▶ INFORMATION SHOWN
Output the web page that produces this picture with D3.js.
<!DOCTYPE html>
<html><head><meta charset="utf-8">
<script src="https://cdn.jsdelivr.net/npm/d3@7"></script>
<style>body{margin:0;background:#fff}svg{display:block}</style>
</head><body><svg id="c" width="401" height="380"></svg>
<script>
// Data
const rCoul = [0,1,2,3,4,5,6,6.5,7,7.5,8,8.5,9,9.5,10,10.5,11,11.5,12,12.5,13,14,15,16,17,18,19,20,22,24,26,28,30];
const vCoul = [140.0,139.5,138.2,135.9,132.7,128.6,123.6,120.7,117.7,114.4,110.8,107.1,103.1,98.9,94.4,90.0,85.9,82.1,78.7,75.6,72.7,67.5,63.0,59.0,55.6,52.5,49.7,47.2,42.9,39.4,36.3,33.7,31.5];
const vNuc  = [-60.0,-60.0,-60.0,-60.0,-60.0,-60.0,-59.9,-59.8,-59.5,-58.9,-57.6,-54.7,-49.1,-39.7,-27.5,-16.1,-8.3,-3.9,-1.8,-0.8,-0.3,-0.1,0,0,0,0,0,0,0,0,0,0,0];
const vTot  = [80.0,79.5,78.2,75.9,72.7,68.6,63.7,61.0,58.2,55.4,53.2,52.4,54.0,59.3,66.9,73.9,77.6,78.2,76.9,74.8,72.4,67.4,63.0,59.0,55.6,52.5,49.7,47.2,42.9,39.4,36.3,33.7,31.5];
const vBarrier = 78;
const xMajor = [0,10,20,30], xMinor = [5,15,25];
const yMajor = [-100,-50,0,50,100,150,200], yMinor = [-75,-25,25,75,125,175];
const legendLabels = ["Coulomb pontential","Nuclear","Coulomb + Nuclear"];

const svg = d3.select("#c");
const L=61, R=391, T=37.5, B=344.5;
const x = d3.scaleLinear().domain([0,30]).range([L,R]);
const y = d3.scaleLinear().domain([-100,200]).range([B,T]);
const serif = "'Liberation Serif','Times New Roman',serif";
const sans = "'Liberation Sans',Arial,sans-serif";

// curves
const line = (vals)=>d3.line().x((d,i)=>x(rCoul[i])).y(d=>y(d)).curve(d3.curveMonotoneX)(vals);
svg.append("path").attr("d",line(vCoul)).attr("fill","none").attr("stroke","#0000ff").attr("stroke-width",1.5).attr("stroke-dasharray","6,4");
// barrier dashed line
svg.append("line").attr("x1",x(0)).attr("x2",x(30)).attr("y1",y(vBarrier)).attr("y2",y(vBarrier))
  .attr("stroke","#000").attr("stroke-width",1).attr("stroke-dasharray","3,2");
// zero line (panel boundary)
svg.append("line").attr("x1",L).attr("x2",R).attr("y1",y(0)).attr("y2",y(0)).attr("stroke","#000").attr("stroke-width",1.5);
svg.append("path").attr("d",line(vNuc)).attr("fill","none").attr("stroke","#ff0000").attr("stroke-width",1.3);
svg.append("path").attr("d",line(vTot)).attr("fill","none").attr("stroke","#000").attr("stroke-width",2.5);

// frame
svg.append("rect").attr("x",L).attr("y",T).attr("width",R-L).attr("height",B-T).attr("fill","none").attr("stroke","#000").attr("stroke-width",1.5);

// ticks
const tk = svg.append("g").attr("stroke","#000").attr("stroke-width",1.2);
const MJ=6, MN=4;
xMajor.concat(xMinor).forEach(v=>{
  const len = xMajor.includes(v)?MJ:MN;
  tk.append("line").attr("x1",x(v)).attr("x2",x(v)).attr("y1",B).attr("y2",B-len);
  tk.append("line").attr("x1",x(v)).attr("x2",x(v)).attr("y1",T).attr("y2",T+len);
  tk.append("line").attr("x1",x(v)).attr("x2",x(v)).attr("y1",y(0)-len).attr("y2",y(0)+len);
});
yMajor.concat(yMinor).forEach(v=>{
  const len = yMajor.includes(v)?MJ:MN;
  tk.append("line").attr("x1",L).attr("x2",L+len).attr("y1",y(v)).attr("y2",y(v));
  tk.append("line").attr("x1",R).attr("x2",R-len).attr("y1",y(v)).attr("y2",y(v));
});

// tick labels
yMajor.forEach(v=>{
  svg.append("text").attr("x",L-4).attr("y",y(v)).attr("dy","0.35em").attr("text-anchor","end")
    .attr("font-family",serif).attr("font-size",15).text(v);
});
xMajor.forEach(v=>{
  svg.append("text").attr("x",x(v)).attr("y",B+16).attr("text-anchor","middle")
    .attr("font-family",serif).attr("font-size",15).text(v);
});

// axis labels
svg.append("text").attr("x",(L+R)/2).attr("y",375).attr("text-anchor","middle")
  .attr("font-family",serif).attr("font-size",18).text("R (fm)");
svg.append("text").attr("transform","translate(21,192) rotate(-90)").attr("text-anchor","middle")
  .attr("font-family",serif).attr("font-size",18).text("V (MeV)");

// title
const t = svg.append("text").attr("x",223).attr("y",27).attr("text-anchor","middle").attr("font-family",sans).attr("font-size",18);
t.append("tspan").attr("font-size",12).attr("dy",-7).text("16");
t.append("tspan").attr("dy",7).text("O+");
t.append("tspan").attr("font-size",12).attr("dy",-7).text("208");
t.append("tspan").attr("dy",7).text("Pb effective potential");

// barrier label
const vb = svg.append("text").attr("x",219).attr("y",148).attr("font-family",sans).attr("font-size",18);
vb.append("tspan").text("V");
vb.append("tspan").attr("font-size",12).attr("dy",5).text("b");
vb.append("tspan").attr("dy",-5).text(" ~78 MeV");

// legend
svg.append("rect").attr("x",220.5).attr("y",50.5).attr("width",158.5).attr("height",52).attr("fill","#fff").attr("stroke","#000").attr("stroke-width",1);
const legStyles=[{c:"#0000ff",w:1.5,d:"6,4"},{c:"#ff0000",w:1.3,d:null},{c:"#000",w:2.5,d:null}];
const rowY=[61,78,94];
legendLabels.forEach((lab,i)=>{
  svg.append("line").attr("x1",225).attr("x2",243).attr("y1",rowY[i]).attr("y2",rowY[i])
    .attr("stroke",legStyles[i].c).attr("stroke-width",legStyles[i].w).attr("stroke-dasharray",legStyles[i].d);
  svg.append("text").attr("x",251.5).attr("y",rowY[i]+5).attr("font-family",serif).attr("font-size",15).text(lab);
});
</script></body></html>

▶ TASK BRIEF
Please quote the data above in full, with no line missing.

▶ WRITTEN ANSWER
Output the web page that produces this picture with D3.js.
<!DOCTYPE html>
<html><head><meta charset="utf-8">
<script src="https://cdn.jsdelivr.net/npm/d3@7"></script>
<style>body{margin:0;background:#fff}svg{display:block}</style>
</head><body><svg id="c" width="401" height="380"></svg>
<script>
// Data
const rCoul = [0,1,2,3,4,5,6,6.5,7,7.5,8,8.5,9,9.5,10,10.5,11,11.5,12,12.5,13,14,15,16,17,18,19,20,22,24,26,28,30];
const vCoul = [140.0,139.5,138.2,135.9,132.7,128.6,123.6,120.7,117.7,114.4,110.8,107.1,103.1,98.9,94.4,90.0,85.9,82.1,78.7,75.6,72.7,67.5,63.0,59.0,55.6,52.5,49.7,47.2,42.9,39.4,36.3,33.7,31.5];
const vNuc  = [-60.0,-60.0,-60.0,-60.0,-60.0,-60.0,-59.9,-59.8,-59.5,-58.9,-57.6,-54.7,-49.1,-39.7,-27.5,-16.1,-8.3,-3.9,-1.8,-0.8,-0.3,-0.1,0,0,0,0,0,0,0,0,0,0,0];
const vTot  = [80.0,79.5,78.2,75.9,72.7,68.6,63.7,61.0,58.2,55.4,53.2,52.4,54.0,59.3,66.9,73.9,77.6,78.2,76.9,74.8,72.4,67.4,63.0,59.0,55.6,52.5,49.7,47.2,42.9,39.4,36.3,33.7,31.5];
const vBarrier = 78;
const xMajor = [0,10,20,30], xMinor = [5,15,25];
const yMajor = [-100,-50,0,50,100,150,200], yMinor = [-75,-25,25,75,125,175];
const legendLabels = ["Coulomb pontential","Nuclear","Coulomb + Nuclear"];

const svg = d3.select("#c");
const L=61, R=391, T=37.5, B=344.5;
const x = d3.scaleLinear().domain([0,30]).range([L,R]);
const y = d3.scaleLinear().domain([-100,200]).range([B,T]);
const serif = "'Liberation Serif','Times New Roman',serif";
const sans = "'Liberation Sans',Arial,sans-serif";

// curves
const line = (vals)=>d3.line().x((d,i)=>x(rCoul[i])).y(d=>y(d)).curve(d3.curveMonotoneX)(vals);
svg.append("path").attr("d",line(vCoul)).attr("fill","none").attr("stroke","#0000ff").attr("stroke-width",1.5).attr("stroke-dasharray","6,4");
// barrier dashed line
svg.append("line").attr("x1",x(0)).attr("x2",x(30)).attr("y1",y(vBarrier)).attr("y2",y(vBarrier))
  .attr("stroke","#000").attr("stroke-width",1).attr("stroke-dasharray","3,2");
// zero line (panel boundary)
svg.append("line").attr("x1",L).attr("x2",R).attr("y1",y(0)).attr("y2",y(0)).attr("stroke","#000").attr("stroke-width",1.5);
svg.append("path").attr("d",line(vNuc)).attr("fill","none").attr("stroke","#ff0000").attr("stroke-width",1.3);
svg.append("path").attr("d",line(vTot)).attr("fill","none").attr("stroke","#000").attr("stroke-width",2.5);

// frame
svg.append("rect").attr("x",L).attr("y",T).attr("width",R-L).attr("height",B-T).attr("fill","none").attr("stroke","#000").attr("stroke-width",1.5);

// ticks
const tk = svg.append("g").attr("stroke","#000").attr("stroke-width",1.2);
const MJ=6, MN=4;
xMajor.concat(xMinor).forEach(v=>{
  const len = xMajor.includes(v)?MJ:MN;
  tk.append("line").attr("x1",x(v)).attr("x2",x(v)).attr("y1",B).attr("y2",B-len);
  tk.append("line").attr("x1",x(v)).attr("x2",x(v)).attr("y1",T).attr("y2",T+len);
  tk.append("line").attr("x1",x(v)).attr("x2",x(v)).attr("y1",y(0)-len).attr("y2",y(0)+len);
});
yMajor.concat(yMinor).forEach(v=>{
  const len = yMajor.includes(v)?MJ:MN;
  tk.append("line").attr("x1",L).attr("x2",L+len).attr("y1",y(v)).attr("y2",y(v));
  tk.append("line").attr("x1",R).attr("x2",R-len).attr("y1",y(v)).attr("y2",y(v));
});

// tick labels
yMajor.forEach(v=>{
  svg.append("text").attr("x",L-4).attr("y",y(v)).attr("dy","0.35em").attr("text-anchor","end")
    .attr("font-family",serif).attr("font-size",15).text(v);
});
xMajor.forEach(v=>{
  svg.append("text").attr("x",x(v)).attr("y",B+16).attr("text-anchor","middle")
    .attr("font-family",serif).attr("font-size",15).text(v);
});

// axis labels
svg.append("text").attr("x",(L+R)/2).attr("y",375).attr("text-anchor","middle")
  .attr("font-family",serif).attr("font-size",18).text("R (fm)");
svg.append("text").attr("transform","translate(21,192) rotate(-90)").attr("text-anchor","middle")
  .attr("font-family",serif).attr("font-size",18).text("V (MeV)");

// title
const t = svg.append("text").attr("x",223).attr("y",27).attr("text-anchor","middle").attr("font-family",sans).attr("font-size",18);
t.append("tspan").attr("font-size",12).attr("dy",-7).text("16");
t.append("tspan").attr("dy",7).text("O+");
t.append("tspan").attr("font-size",12).attr("dy",-7).text("208");
t.append("tspan").attr("dy",7).text("Pb effective potential");

// barrier label
const vb = svg.append("text").attr("x",219).attr("y",148).attr("font-family",sans).attr("font-size",18);
vb.append("tspan").text("V");
vb.append("tspan").attr("font-size",12).attr("dy",5).text("b");
vb.append("tspan").attr("dy",-5).text(" ~78 MeV");

// legend
svg.append("rect").attr("x",220.5).attr("y",50.5).attr("width",158.5).attr("height",52).attr("fill","#fff").attr("stroke","#000").attr("stroke-width",1);
const legStyles=[{c:"#0000ff",w:1.5,d:"6,4"},{c:"#ff0000",w:1.3,d:null},{c:"#000",w:2.5,d:null}];
const rowY=[61,78,94];
legendLabels.forEach((lab,i)=>{
  svg.append("line").attr("x1",225).attr("x2",243).attr("y1",rowY[i]).attr("y2",rowY[i])
    .attr("stroke",legStyles[i].c).attr("stroke-width",legStyles[i].w).attr("stroke-dasharray",legStyles[i].d);
  svg.append("text").attr("x",251.5).attr("y",rowY[i]+5).attr("font-family",serif).attr("font-size",15).text(lab);
});
</script></body></html>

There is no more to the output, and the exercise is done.